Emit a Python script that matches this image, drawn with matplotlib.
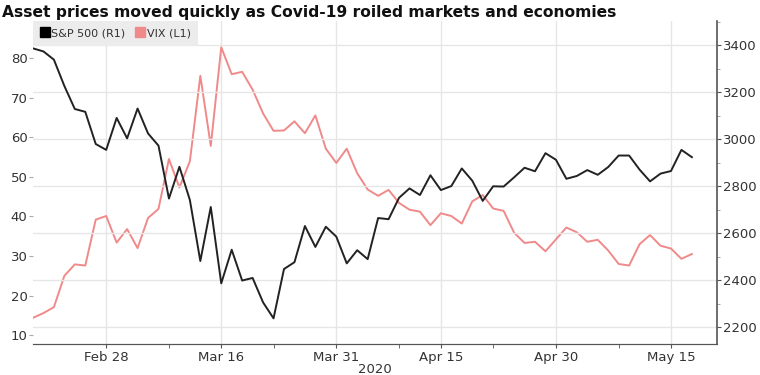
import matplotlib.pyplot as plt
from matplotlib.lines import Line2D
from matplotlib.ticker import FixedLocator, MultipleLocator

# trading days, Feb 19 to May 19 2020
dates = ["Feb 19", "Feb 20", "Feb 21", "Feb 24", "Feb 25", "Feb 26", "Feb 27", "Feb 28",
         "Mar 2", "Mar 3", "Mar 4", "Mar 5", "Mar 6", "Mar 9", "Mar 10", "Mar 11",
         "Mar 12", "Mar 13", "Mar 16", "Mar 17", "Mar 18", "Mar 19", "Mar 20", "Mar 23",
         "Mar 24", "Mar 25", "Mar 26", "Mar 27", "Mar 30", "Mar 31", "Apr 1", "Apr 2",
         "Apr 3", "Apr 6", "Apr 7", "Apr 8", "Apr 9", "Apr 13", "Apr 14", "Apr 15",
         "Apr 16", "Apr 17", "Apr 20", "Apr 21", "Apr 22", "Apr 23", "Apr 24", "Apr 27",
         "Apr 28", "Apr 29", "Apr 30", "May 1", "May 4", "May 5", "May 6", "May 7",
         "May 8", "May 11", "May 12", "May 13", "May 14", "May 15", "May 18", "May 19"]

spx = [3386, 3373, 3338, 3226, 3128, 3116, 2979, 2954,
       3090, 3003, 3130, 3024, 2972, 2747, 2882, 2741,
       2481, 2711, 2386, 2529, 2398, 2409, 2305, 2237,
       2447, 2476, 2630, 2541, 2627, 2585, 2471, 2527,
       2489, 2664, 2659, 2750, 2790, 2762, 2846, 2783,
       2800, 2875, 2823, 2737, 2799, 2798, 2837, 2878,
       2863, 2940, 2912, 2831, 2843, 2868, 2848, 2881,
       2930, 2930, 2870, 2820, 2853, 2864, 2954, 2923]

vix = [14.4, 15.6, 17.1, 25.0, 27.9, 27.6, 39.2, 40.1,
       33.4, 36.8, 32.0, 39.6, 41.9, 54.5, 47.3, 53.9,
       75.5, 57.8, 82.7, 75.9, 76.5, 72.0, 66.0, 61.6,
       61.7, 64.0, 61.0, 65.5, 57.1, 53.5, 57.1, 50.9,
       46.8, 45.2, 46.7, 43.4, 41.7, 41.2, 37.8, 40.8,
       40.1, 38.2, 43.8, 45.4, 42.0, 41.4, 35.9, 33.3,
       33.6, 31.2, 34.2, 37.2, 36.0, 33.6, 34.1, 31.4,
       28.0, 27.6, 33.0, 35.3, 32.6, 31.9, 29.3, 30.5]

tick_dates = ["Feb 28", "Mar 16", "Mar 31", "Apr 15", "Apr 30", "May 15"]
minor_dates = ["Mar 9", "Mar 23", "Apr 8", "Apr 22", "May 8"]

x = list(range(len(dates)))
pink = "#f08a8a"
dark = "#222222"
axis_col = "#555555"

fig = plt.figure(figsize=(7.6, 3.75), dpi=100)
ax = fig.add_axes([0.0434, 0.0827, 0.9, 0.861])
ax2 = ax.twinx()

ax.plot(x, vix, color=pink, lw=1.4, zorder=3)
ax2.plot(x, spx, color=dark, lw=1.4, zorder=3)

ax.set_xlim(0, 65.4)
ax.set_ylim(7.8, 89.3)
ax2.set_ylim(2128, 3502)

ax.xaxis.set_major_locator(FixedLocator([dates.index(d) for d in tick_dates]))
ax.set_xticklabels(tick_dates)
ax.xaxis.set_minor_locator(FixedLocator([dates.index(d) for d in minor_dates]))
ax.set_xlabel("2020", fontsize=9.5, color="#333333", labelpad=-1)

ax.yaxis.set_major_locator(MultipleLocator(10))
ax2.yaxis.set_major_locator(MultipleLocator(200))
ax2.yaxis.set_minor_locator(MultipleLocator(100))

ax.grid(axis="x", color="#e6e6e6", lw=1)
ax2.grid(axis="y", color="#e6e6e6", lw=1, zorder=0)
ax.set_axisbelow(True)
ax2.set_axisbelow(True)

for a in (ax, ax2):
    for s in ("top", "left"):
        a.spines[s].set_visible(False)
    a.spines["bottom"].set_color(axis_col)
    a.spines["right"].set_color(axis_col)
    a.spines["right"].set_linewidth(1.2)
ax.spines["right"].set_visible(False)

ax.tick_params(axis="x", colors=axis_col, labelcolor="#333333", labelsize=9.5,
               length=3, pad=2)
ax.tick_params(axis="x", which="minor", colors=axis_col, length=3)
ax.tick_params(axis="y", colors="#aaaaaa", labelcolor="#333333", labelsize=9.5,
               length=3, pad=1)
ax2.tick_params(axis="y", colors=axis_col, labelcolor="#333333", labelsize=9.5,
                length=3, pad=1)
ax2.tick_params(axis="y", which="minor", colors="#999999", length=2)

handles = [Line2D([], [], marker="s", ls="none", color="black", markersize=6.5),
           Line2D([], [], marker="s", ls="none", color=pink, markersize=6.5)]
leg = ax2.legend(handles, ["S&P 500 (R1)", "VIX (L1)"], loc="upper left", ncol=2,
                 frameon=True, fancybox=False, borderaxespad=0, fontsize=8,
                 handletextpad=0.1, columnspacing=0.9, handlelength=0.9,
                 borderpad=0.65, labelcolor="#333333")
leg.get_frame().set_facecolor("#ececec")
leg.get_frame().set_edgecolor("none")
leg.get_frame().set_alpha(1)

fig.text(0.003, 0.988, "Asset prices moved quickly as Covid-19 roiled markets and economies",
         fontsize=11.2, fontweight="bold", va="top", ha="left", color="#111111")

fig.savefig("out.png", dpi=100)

#### Short task:
Restate the entire listing word for word, excluding pictures.

#### Result of this exercise:
Emit a Python script that matches this image, drawn with matplotlib.
import matplotlib.pyplot as plt
from matplotlib.lines import Line2D
from matplotlib.ticker import FixedLocator, MultipleLocator

# trading days, Feb 19 to May 19 2020
dates = ["Feb 19", "Feb 20", "Feb 21", "Feb 24", "Feb 25", "Feb 26", "Feb 27", "Feb 28",
         "Mar 2", "Mar 3", "Mar 4", "Mar 5", "Mar 6", "Mar 9", "Mar 10", "Mar 11",
         "Mar 12", "Mar 13", "Mar 16", "Mar 17", "Mar 18", "Mar 19", "Mar 20", "Mar 23",
         "Mar 24", "Mar 25", "Mar 26", "Mar 27", "Mar 30", "Mar 31", "Apr 1", "Apr 2",
         "Apr 3", "Apr 6", "Apr 7", "Apr 8", "Apr 9", "Apr 13", "Apr 14", "Apr 15",
         "Apr 16", "Apr 17", "Apr 20", "Apr 21", "Apr 22", "Apr 23", "Apr 24", "Apr 27",
         "Apr 28", "Apr 29", "Apr 30", "May 1", "May 4", "May 5", "May 6", "May 7",
         "May 8", "May 11", "May 12", "May 13", "May 14", "May 15", "May 18", "May 19"]

spx = [3386, 3373, 3338, 3226, 3128, 3116, 2979, 2954,
       3090, 3003, 3130, 3024, 2972, 2747, 2882, 2741,
       2481, 2711, 2386, 2529, 2398, 2409, 2305, 2237,
       2447, 2476, 2630, 2541, 2627, 2585, 2471, 2527,
       2489, 2664, 2659, 2750, 2790, 2762, 2846, 2783,
       2800, 2875, 2823, 2737, 2799, 2798, 2837, 2878,
       2863, 2940, 2912, 2831, 2843, 2868, 2848, 2881,
       2930, 2930, 2870, 2820, 2853, 2864, 2954, 2923]

vix = [14.4, 15.6, 17.1, 25.0, 27.9, 27.6, 39.2, 40.1,
       33.4, 36.8, 32.0, 39.6, 41.9, 54.5, 47.3, 53.9,
       75.5, 57.8, 82.7, 75.9, 76.5, 72.0, 66.0, 61.6,
       61.7, 64.0, 61.0, 65.5, 57.1, 53.5, 57.1, 50.9,
       46.8, 45.2, 46.7, 43.4, 41.7, 41.2, 37.8, 40.8,
       40.1, 38.2, 43.8, 45.4, 42.0, 41.4, 35.9, 33.3,
       33.6, 31.2, 34.2, 37.2, 36.0, 33.6, 34.1, 31.4,
       28.0, 27.6, 33.0, 35.3, 32.6, 31.9, 29.3, 30.5]

tick_dates = ["Feb 28", "Mar 16", "Mar 31", "Apr 15", "Apr 30", "May 15"]
minor_dates = ["Mar 9", "Mar 23", "Apr 8", "Apr 22", "May 8"]

x = list(range(len(dates)))
pink = "#f08a8a"
dark = "#222222"
axis_col = "#555555"

fig = plt.figure(figsize=(7.6, 3.75), dpi=100)
ax = fig.add_axes([0.0434, 0.0827, 0.9, 0.861])
ax2 = ax.twinx()

ax.plot(x, vix, color=pink, lw=1.4, zorder=3)
ax2.plot(x, spx, color=dark, lw=1.4, zorder=3)

ax.set_xlim(0, 65.4)
ax.set_ylim(7.8, 89.3)
ax2.set_ylim(2128, 3502)

ax.xaxis.set_major_locator(FixedLocator([dates.index(d) for d in tick_dates]))
ax.set_xticklabels(tick_dates)
ax.xaxis.set_minor_locator(FixedLocator([dates.index(d) for d in minor_dates]))
ax.set_xlabel("2020", fontsize=9.5, color="#333333", labelpad=-1)

ax.yaxis.set_major_locator(MultipleLocator(10))
ax2.yaxis.set_major_locator(MultipleLocator(200))
ax2.yaxis.set_minor_locator(MultipleLocator(100))

ax.grid(axis="x", color="#e6e6e6", lw=1)
ax2.grid(axis="y", color="#e6e6e6", lw=1, zorder=0)
ax.set_axisbelow(True)
ax2.set_axisbelow(True)

for a in (ax, ax2):
    for s in ("top", "left"):
        a.spines[s].set_visible(False)
    a.spines["bottom"].set_color(axis_col)
    a.spines["right"].set_color(axis_col)
    a.spines["right"].set_linewidth(1.2)
ax.spines["right"].set_visible(False)

ax.tick_params(axis="x", colors=axis_col, labelcolor="#333333", labelsize=9.5,
               length=3, pad=2)
ax.tick_params(axis="x", which="minor", colors=axis_col, length=3)
ax.tick_params(axis="y", colors="#aaaaaa", labelcolor="#333333", labelsize=9.5,
               length=3, pad=1)
ax2.tick_params(axis="y", colors=axis_col, labelcolor="#333333", labelsize=9.5,
                length=3, pad=1)
ax2.tick_params(axis="y", which="minor", colors="#999999", length=2)

handles = [Line2D([], [], marker="s", ls="none", color="black", markersize=6.5),
           Line2D([], [], marker="s", ls="none", color=pink, markersize=6.5)]
leg = ax2.legend(handles, ["S&P 500 (R1)", "VIX (L1)"], loc="upper left", ncol=2,
                 frameon=True, fancybox=False, borderaxespad=0, fontsize=8,
                 handletextpad=0.1, columnspacing=0.9, handlelength=0.9,
                 borderpad=0.65, labelcolor="#333333")
leg.get_frame().set_facecolor("#ececec")
leg.get_frame().set_edgecolor("none")
leg.get_frame().set_alpha(1)

fig.text(0.003, 0.988, "Asset prices moved quickly as Covid-19 roiled markets and economies",
         fontsize=11.2, fontweight="bold", va="top", ha="left", color="#111111")

fig.savefig("out.png", dpi=100)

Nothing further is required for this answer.